世帯年収に応じて月々の負担に上限を定めている公的医療保険の「高額療養費制度」で、治療中に加入保険の切り替わった被保険者の一部が、自己負担分の上限を超えて医療費を「二重払い」していたことが、毎日新聞の取材で分かりました。各種健康保険組合や国民健康保険を運営する地方公共団体などの保険者間での調整がないのが原因で、支払額が月額上限の約2倍に上るケースもあります。医療団体は「患者の負担軽減が制度の目的なのに放置しているのは行政の怠慢だ」と批判しており、厚生労働省などは改善を迫られそうです。

 同省は二重払いの発生数などのデータは把握していない状況です。同省への問い合わせは月1件程度で、被保険者が気付かずこうしたケースが多数潜在している可能性があります。
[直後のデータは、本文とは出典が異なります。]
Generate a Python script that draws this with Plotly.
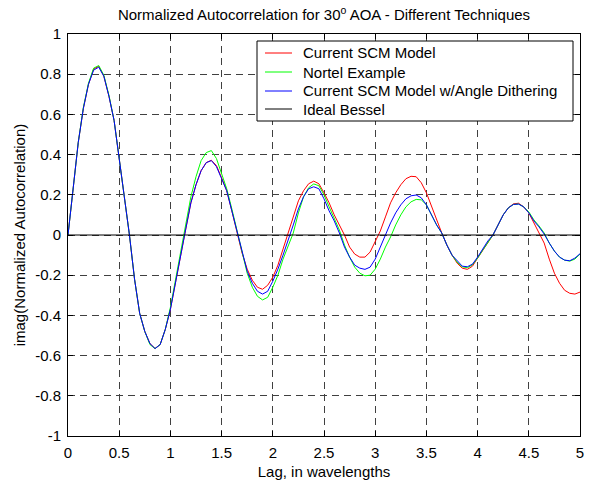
import plotly.graph_objects as go

# Lag grid (wavelengths)
lag = [round(i * 0.05, 2) for i in range(101)]

scm_model = [
    0.000, 0.23, 0.46, 0.63, 0.75, 0.825, 0.84, 0.79, 0.69, 0.57,
    0.37, 0.19, 0.00, -0.22, -0.39, -0.48, -0.54, -0.565, -0.545, -0.47,
    -0.37, -0.23, -0.10, 0.03, 0.16, 0.25, 0.32, 0.36, 0.372, 0.345,
    0.285, 0.22, 0.12, 0.02, -0.09, -0.17, -0.225, -0.26, -0.27, -0.25,
    -0.21, -0.15, -0.07, 0.00, 0.09, 0.17, 0.22, 0.255, 0.268, 0.255,
    0.21, 0.16, 0.10, 0.05, 0.00, -0.06, -0.095, -0.11, -0.11, -0.085,
    -0.03, 0.02, 0.09, 0.16, 0.21, 0.25, 0.28, 0.292, 0.29, 0.26,
    0.21, 0.14, 0.07, 0.01, -0.05, -0.10, -0.14, -0.165, -0.171, -0.155,
    -0.115, -0.075, -0.035, 0.00, 0.05, 0.10, 0.135, 0.155, 0.158, 0.14,
    0.11, 0.06, 0.015, -0.04, -0.12, -0.19, -0.24, -0.275, -0.29, -0.294,
    -0.284,
]

nortel = [
    0.000, 0.23, 0.46, 0.635, 0.755, 0.83, 0.843, 0.795, 0.695, 0.57,
    0.37, 0.19, 0.00, -0.22, -0.39, -0.48, -0.545, -0.565, -0.545, -0.47,
    -0.36, -0.22, -0.08, 0.05, 0.19, 0.29, 0.37, 0.41, 0.42, 0.38,
    0.31, 0.23, 0.13, 0.02, -0.09, -0.19, -0.26, -0.305, -0.323, -0.31,
    -0.26, -0.20, -0.12, -0.05, 0.01, 0.11, 0.19, 0.235, 0.254, 0.245,
    0.20, 0.14, 0.08, 0.025, -0.05, -0.11, -0.16, -0.19, -0.203, -0.20,
    -0.17, -0.12, -0.06, -0.01, 0.05, 0.10, 0.14, 0.165, 0.177, 0.175,
    0.15, 0.10, 0.05, 0.01, -0.05, -0.10, -0.135, -0.158, -0.163, -0.148,
    -0.115, -0.075, -0.035, 0.00, 0.05, 0.10, 0.135, 0.152, 0.154, 0.14,
    0.115, 0.075, 0.045, 0.01, -0.04, -0.08, -0.11, -0.125, -0.13, -0.12,
    -0.095,
]

scm_dither = [
    0.000, 0.23, 0.46, 0.63, 0.75, 0.82, 0.835, 0.79, 0.69, 0.57,
    0.37, 0.19, 0.00, -0.22, -0.39, -0.48, -0.54, -0.565, -0.545, -0.47,
    -0.37, -0.23, -0.10, 0.03, 0.16, 0.25, 0.32, 0.36, 0.37, 0.34,
    0.28, 0.22, 0.12, 0.02, -0.09, -0.18, -0.24, -0.28, -0.294, -0.28,
    -0.23, -0.17, -0.10, -0.03, 0.05, 0.13, 0.19, 0.23, 0.24, 0.23,
    0.18, 0.12, 0.07, 0.01, -0.06, -0.11, -0.15, -0.165, -0.171, -0.16,
    -0.12, -0.06, 0.00, 0.06, 0.11, 0.15, 0.18, 0.195, 0.199, 0.185,
    0.15, 0.10, 0.05, 0.01, -0.05, -0.10, -0.13, -0.155, -0.158, -0.145,
    -0.11, -0.07, -0.03, 0.00, 0.05, 0.10, 0.135, 0.152, 0.154, 0.14,
    0.11, 0.07, 0.04, 0.005, -0.04, -0.08, -0.11, -0.125, -0.128, -0.115,
    -0.093,
]

ideal_bessel = [0.0] * len(lag)

series_names = ["Current SCM Model", "Nortel Example",
                "Current SCM Model w/Angle Dithering", "Ideal Bessel"]
series_colors = ["#ff0000", "#00ff00", "#0000ff", "#000000"]

x_tickvals = [0, 0.5, 1, 1.5, 2, 2.5, 3, 3.5, 4, 4.5, 5]
x_ticktext = ["0", "0.5", "1", "1.5", "2", "2.5", "3", "3.5", "4", "4.5", "5"]
y_tickvals = [1, 0.8, 0.6, 0.4, 0.2, 0, -0.2, -0.4, -0.6, -0.8, -1]
y_ticktext = ["1", "0.8", "0.6", "0.4", "0.2", "0", "-0.2", "-0.4", "-0.6", "-0.8", "-1"]

FONT = "Arial, 'Liberation Sans', sans-serif"
FS = 15

# plot-area geometry in pixels
L, R, T, B = 68, 580, 34, 436
W, H = R - L, B - T


def px(xp):
    return (xp - L) / W


def py(yp):
    return (B - yp) / H


fig = go.Figure()
for name, ys, col in zip(series_names, [scm_model, nortel, scm_dither, ideal_bessel], series_colors):
    fig.add_trace(go.Scatter(x=lag, y=ys, mode="lines", name=name,
                             line=dict(color=col, width=1), showlegend=False))

axis_common = dict(
    showline=True, linecolor="black", linewidth=1, mirror="ticks",
    ticks="inside", ticklen=5, tickcolor="black", tickwidth=1,
    showgrid=True, gridcolor="#404040", griddash="7px,5px", gridwidth=1,
    zeroline=False, automargin=False,
    tickfont=dict(family=FONT, size=FS, color="black"),
)

fig.update_xaxes(range=[0, 5], tickvals=x_tickvals, ticktext=x_ticktext,
                 title=dict(text="Lag, in wavelengths", standoff=6,
                            font=dict(family=FONT, size=FS, color="black")),
                 ticklabelstandoff=3, **axis_common)
fig.update_yaxes(range=[-1, 1], tickvals=y_tickvals, ticktext=y_ticktext,
                 title=dict(text="imag(Normalized Autocorrelation)", standoff=5,
                            font=dict(family=FONT, size=FS, color="black")),
                 ticklabelstandoff=3, **axis_common)

# Legend box drawn in the MATLAB style
shapes = [dict(type="rect", xref="paper", yref="paper",
               x0=px(257), x1=px(573), y0=py(121), y1=py(41),
               line=dict(color="black", width=1), fillcolor="white", layer="above")]
annotations = []
legend_rows = [53, 72, 91, 109]
for name, col, yrow in zip(series_names, series_colors, legend_rows):
    shapes.append(dict(type="line", xref="paper", yref="paper",
                       x0=px(265), x1=px(292), y0=py(yrow), y1=py(yrow),
                       line=dict(color=col, width=1), layer="above"))
    annotations.append(dict(text=name, xref="paper", yref="paper",
                            x=px(301), y=py(yrow), xanchor="left", yanchor="middle",
                            showarrow=False,
                            font=dict(family=FONT, size=FS, color="black")))

fig.update_layout(
    width=590, height=480,
    margin=dict(l=L, r=590 - R, t=T, b=480 - B, autoexpand=False),
    paper_bgcolor="white", plot_bgcolor="white",
    font=dict(family=FONT, size=FS, color="black"),
    title=dict(text="Normalized Autocorrelation for 30<sup>o</sup> AOA - Different Techniques",
               x=(L + R) / 2 / 590, xanchor="center", y=1 - 15 / 480, yanchor="middle",
               font=dict(family=FONT, size=FS, color="black")),
    shapes=shapes, annotations=annotations,
    showlegend=False,
)

fig.write_html("out.html")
 取材によると、愛媛県の50代男性の場合、2011年9月初めに病気で手術を受け、入院中の同月中旬、雇い主の都合で退職して国保に自動加入し、同月下旬に治療を終えて退院しました。

 男性は世帯年収が200万円程度から約790万円の中間所得者で、高額療養費の負担上限が規定の「8万100円+α」(αは医療費から一定額を差し引いた額の1%)で済むと考えていました。ところが、会社の健保に上限額を支払ったほか、国保でかかった自己負担分約2万1000円も求められました。

 厚労省によると、自己負担上限月額約8万円の人の保険が切り替われば、二つの保険の自己負担分として最大計約16万円を支払う場合も出てきます。同省国民健康保険課は「保険制度はそれぞれあり、他方の給付状況を見ることができないので、調整は今のところ考えていない」と説明しています。

 労働者住民医療機関連絡会議の斎藤竜太議長は「病気で解雇されて国保になる人もおり、弱者に追い打ちをかけることになる。すぐに是正すべきだ」と話しています。